• WORK TO COMPLETE: Gather all lines with the word "Clone" in them.
-- START OF DATA FOR THIS TASK --
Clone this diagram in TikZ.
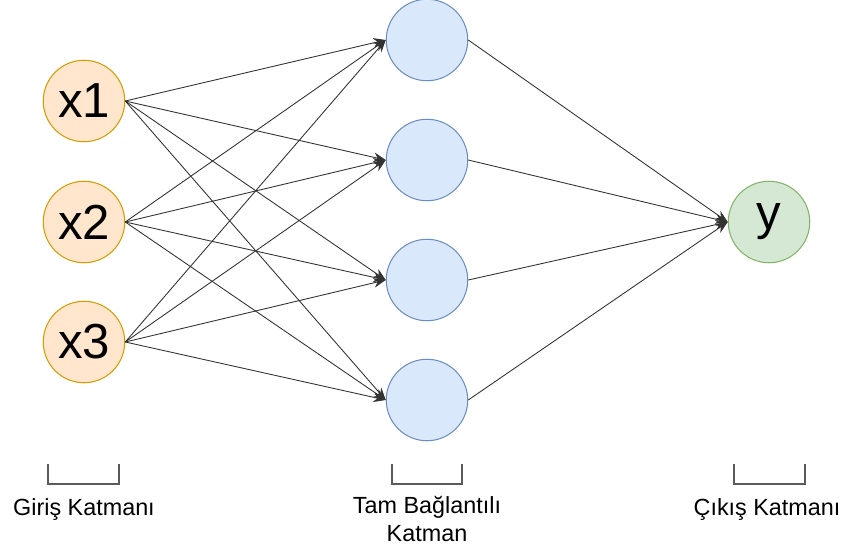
-- END OF DATA FOR THIS TASK --
-- START OF DATA FOR THIS TASK --
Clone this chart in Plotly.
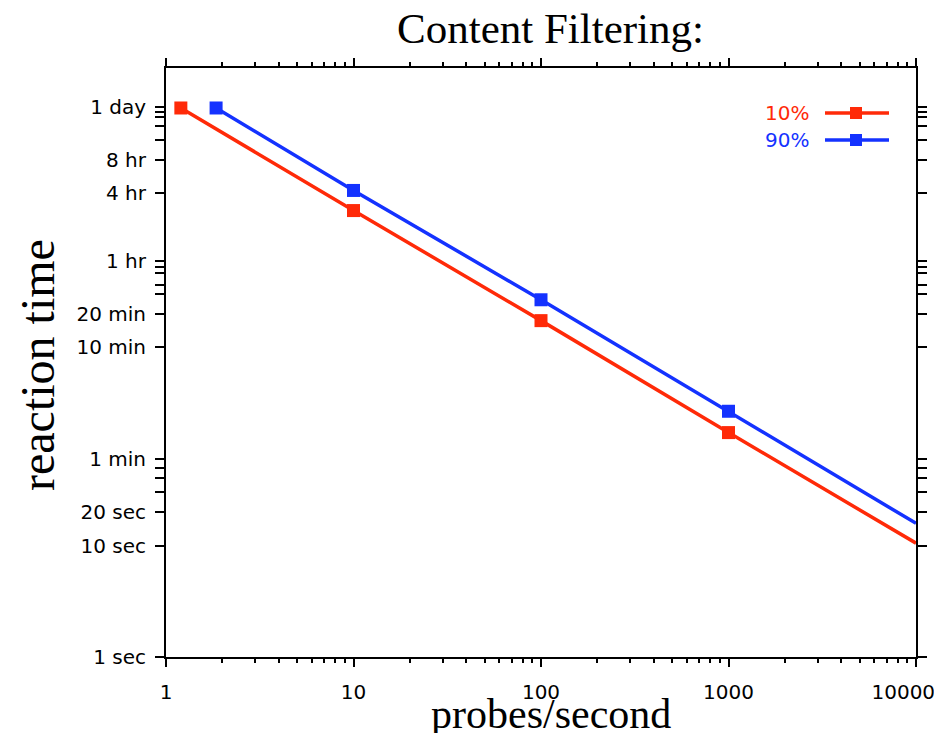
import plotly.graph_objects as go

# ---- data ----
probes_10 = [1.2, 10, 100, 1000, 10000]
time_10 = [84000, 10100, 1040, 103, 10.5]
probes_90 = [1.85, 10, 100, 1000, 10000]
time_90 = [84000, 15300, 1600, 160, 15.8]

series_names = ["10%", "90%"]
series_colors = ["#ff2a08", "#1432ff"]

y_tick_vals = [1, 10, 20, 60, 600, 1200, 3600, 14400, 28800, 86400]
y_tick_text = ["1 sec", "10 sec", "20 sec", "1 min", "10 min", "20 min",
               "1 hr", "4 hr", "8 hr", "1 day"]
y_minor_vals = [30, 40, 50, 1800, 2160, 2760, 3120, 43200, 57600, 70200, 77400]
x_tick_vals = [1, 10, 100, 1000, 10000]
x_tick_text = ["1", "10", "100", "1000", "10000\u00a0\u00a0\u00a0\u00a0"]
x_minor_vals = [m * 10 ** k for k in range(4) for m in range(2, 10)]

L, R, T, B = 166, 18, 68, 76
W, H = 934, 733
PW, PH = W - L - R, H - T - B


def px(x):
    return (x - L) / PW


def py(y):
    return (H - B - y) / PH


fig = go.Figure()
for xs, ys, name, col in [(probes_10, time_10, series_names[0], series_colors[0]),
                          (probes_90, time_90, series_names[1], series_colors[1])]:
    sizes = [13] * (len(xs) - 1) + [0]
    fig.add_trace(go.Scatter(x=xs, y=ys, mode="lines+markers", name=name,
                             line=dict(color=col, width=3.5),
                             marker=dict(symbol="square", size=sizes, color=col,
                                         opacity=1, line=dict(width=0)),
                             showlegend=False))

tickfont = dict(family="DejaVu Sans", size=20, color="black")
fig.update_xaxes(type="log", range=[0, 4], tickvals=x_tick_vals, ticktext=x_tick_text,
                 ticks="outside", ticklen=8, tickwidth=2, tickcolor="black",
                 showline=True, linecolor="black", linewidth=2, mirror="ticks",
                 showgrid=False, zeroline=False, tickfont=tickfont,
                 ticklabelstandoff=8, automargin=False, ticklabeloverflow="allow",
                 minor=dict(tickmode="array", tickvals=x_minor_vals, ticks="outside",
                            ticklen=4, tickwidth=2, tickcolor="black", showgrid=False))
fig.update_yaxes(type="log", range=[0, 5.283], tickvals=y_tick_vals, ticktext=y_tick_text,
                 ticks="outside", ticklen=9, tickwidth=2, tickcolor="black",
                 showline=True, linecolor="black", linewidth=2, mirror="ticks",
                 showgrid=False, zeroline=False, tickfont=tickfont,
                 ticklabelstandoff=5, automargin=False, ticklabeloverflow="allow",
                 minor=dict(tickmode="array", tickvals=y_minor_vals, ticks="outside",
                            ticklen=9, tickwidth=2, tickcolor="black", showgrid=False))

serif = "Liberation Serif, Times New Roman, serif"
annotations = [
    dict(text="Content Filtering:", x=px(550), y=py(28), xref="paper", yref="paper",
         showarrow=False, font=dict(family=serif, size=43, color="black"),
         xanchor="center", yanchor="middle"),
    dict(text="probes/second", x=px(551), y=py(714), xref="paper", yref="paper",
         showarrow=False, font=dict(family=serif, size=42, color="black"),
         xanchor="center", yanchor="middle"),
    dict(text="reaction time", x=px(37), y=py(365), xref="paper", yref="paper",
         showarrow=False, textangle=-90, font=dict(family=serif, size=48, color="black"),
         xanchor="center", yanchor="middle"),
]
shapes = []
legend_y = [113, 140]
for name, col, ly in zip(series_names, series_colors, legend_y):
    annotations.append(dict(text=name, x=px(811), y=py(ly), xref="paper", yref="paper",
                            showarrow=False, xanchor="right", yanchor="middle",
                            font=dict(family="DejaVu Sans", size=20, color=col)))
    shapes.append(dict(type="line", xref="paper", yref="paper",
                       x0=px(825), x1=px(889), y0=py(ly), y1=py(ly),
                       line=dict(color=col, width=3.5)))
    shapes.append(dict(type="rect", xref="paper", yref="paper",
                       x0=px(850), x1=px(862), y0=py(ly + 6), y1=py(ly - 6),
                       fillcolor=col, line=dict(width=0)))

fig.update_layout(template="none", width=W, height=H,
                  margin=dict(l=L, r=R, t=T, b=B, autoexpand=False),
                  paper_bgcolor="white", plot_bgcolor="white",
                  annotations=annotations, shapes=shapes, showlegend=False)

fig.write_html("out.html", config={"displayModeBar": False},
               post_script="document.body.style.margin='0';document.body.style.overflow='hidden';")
-- END OF DATA FOR THIS TASK --
• SOLUTION TO THE PROBLEM:
Clone this diagram in TikZ.
Clone this chart in Plotly.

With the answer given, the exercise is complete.